John Shore, apparently uber-Progressive Christian blogger (never heard of him before, until just now), just wrote a post over at his Patheos blog (on the Progressive Christian channel) about God and hell. After lacing some suggestions together about why Shore believes that belief in the Christian God of love and hell (as eternal conscious torment) are incompatible he summarizes (and somewhat concludes) this:
To which I call bullshit.
You don’t get to claim that humans are made in the very image of God, and at the same time claim that God’s morality is completely different from human morality.
You see John needs this premise (above) in order to make the suggestions/assertions (instead of arguments) that he does about God and hell. He needs a way to set Scripture aside, this way he is able to simply appeal to human rationality and ‘reason’ (as he defines it). But all I can say in response to John’s “call” is so what? Who cares what John Shore or anyone else thinks about hell and God.
Just because there “might” be an internal coherence to someone’s logic, does not make that logic universally binding and absolute; not in the way John thinks it does! John smuggles things into his syllogism, into the premises that fund his conclusions about God, humans and morality. He smuggles in the idea that the image of God and how that gets cashed out is more straightforward than it is; and I think just focusing on this one smuggle by John undercuts everything else he has been suggesting about God, hell, morality and humans. John needs to flesh out what he means by image of God; where he gets what he means by image of God; and why he thinks that what he thinks about the image of God justifies his conclusions about God, hell, humans, and morality. John needs to deal with the concept of the image of God, itself a REVEALED category (something we find in the Bible, and in the Bible’s reality in Jesus Christ), and explain how the Bible itself supports his apparent belief that the image of God allows him to conclude what he does about God, humans, hell, and morality. John needs to talk about the noetic effects of sin upon people created in the image of God, and what impact that has upon our capacities to ‘reason’ about the things of God; i.e. as if there is a univocal relationship between our ‘fallen reasoning’ and how God then must apparently act in correlation with our ‘fallen unaided naked reason’.
John’s suggestions about God, hell, morality, and humans lives on a procrustean bed; and so it is only fair to say back to John: who cares what you think about God, hell, humans, and morality?
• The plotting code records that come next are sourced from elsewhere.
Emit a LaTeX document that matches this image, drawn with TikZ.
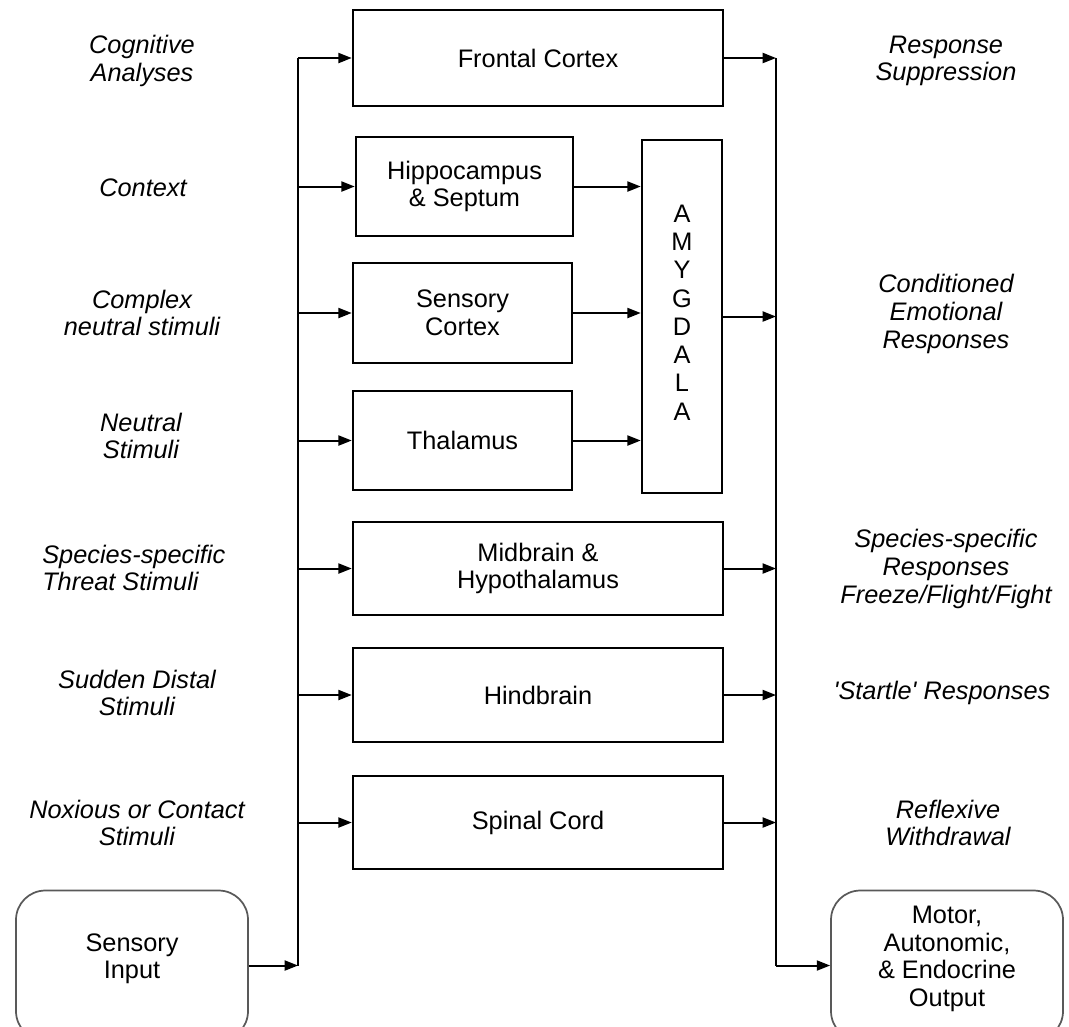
\documentclass[tikz,border=0pt]{standalone}
\usepackage{fontspec}
\setmainfont{Liberation Sans}
\usetikzlibrary{arrows.meta}

\begin{document}
\begin{tikzpicture}[x=0.75pt,y=0.75pt,yscale=-1,xscale=1,
  box/.style={draw,line width=1.9pt,align=center,inner sep=0.75pt,font=\fontsize{19}{20.8}\selectfont},
  endbox/.style={draw=black!65,line width=1.3pt,rounded corners=22pt,align=center,inner sep=0.75pt,
    minimum width=174pt,minimum height=112.5pt,text depth=14pt,font=\fontsize{19}{20.8}\selectfont},
  lab/.style={align=center,inner sep=0.75pt,font=\fontsize{19}{20.8}\selectfont\itshape},
  wire/.style={line width=1.5pt},
  arr/.style={line width=1.5pt,-{Triangle[length=10pt,width=7.5pt]}}]
\clip (0,0) rectangle (1069,1026); %set diagram size

% Coordinates of the two buses
\coordinate (lbus) at (298,0);
\coordinate (rbus) at (776,0);

% Box Nodes
\node [box,minimum width=277.5pt,minimum height=72pt] (frontal) at (538,58) {Frontal Cortex};
\node [box,minimum width=162.75pt,minimum height=74.25pt] (hippo) at (464.5,186.5) {Hippocampus\\\& Septum};
\node [box,minimum width=164.25pt,minimum height=75pt] (sensctx) at (462.5,313) {Sensory\\Cortex};
\node [box,minimum width=164.25pt,minimum height=74.25pt] (thal) at (462.5,440.5) {Thalamus};
\node [box,minimum width=60pt,minimum height=264.75pt,text depth=6pt,font=\fontsize{19}{21.2}\selectfont] (amyg) at (682,316.5) {A\\M\\Y\\G\\D\\A\\L\\A};
\node [box,minimum width=277.5pt,minimum height=69.75pt] (midbrain) at (538,568.5) {Midbrain \&\\Hypothalamus};
\node [box,minimum width=277.5pt,minimum height=70.5pt] (hindbrain) at (538,695) {Hindbrain};
\node [box,minimum width=277.5pt,minimum height=69.75pt] (spinal) at (538,822.5) {Spinal Cord};
\node [endbox] (input) at (132,965.5) {Sensory\\Input};
\node [endbox] (output) at (947,965.5) {Motor,\\Autonomic,\\\& Endocrine\\Output};

% Text Node
\node [lab] (lcog) at (142,61) {Cognitive\\Analyses};
% Text Node
\node [lab] (lctx) at (143,188) {Context};
% Text Node
\node [lab] (lcomplex) at (142,313) {Complex\\neutral stimuli};
% Text Node
\node [lab] (lneutral) at (141,436) {Neutral\\Stimuli};
% Text Node
\node [lab,anchor=west,align=left] (lthreat) at (41,568) {Species-specific\\Threat Stimuli};
% Text Node
\node [lab] (lsudden) at (137,693) {Sudden Distal\\Stimuli};
% Text Node
\node [lab] (lnoxious) at (137,823) {Noxious or Contact\\Stimuli};
% Text Node
\node [lab] (rsupp) at (946,61) {Response\\Suppression};
% Text Node
\node [lab] (rcond) at (946,314) {Conditioned\\Emotional\\Responses};
% Text Node
\node [lab] (rspecies) at (946,569) {Species-specific\\Responses\\Freeze/Flight/Fight};
% Text Node
\node [lab] (rstartle) at (942,693) {\textquotesingle Startle\textquotesingle{} Responses};
% Text Node
\node [lab] (rreflex) at (948,823) {Reflexive\\Withdrawal};

% Connection
\draw [wire] (frontal.west -| lbus) -- (input.east -| lbus);
\draw [arr] (input.east) -- (input.east -| lbus);
\foreach \n in {frontal,hippo,sensctx,thal,midbrain,hindbrain,spinal}
  \draw [arr] (\n.west -| lbus) -- (\n.west);
% Connection
\foreach \n in {hippo,sensctx,thal}
  \draw [arr] (\n.east) -- (\n.east -| amyg.west);
% Connection
\draw [wire] (frontal.east -| rbus) -- (output.west -| rbus);
\foreach \n in {frontal,amyg,midbrain,hindbrain,spinal}
  \draw [arr] (\n.east) -- (\n.east -| rbus);
\draw [arr] (output.west -| rbus) -- (output.west);

\end{tikzpicture}
\end{document}
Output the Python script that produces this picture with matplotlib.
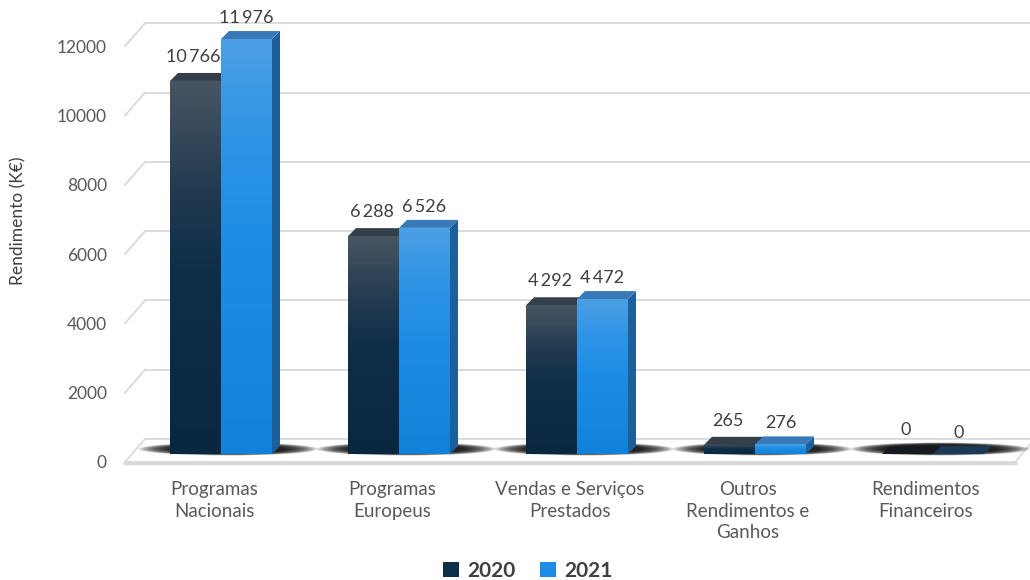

Really all that matters is what God in Jesus Christ thinks about it. If you can’t make your argument from there, then, John, you have no argument to make. If you can’t get past basic anthropological problems (as I have alluded to above), John, then all you really have is an appeal to the people; which you know is no argument at all.
PS. It is possible to have a reasonable, theological, biblical discussion about Christian universalism, etc., but John has not come close to providing that. He needs to overcome much before he is able to do that.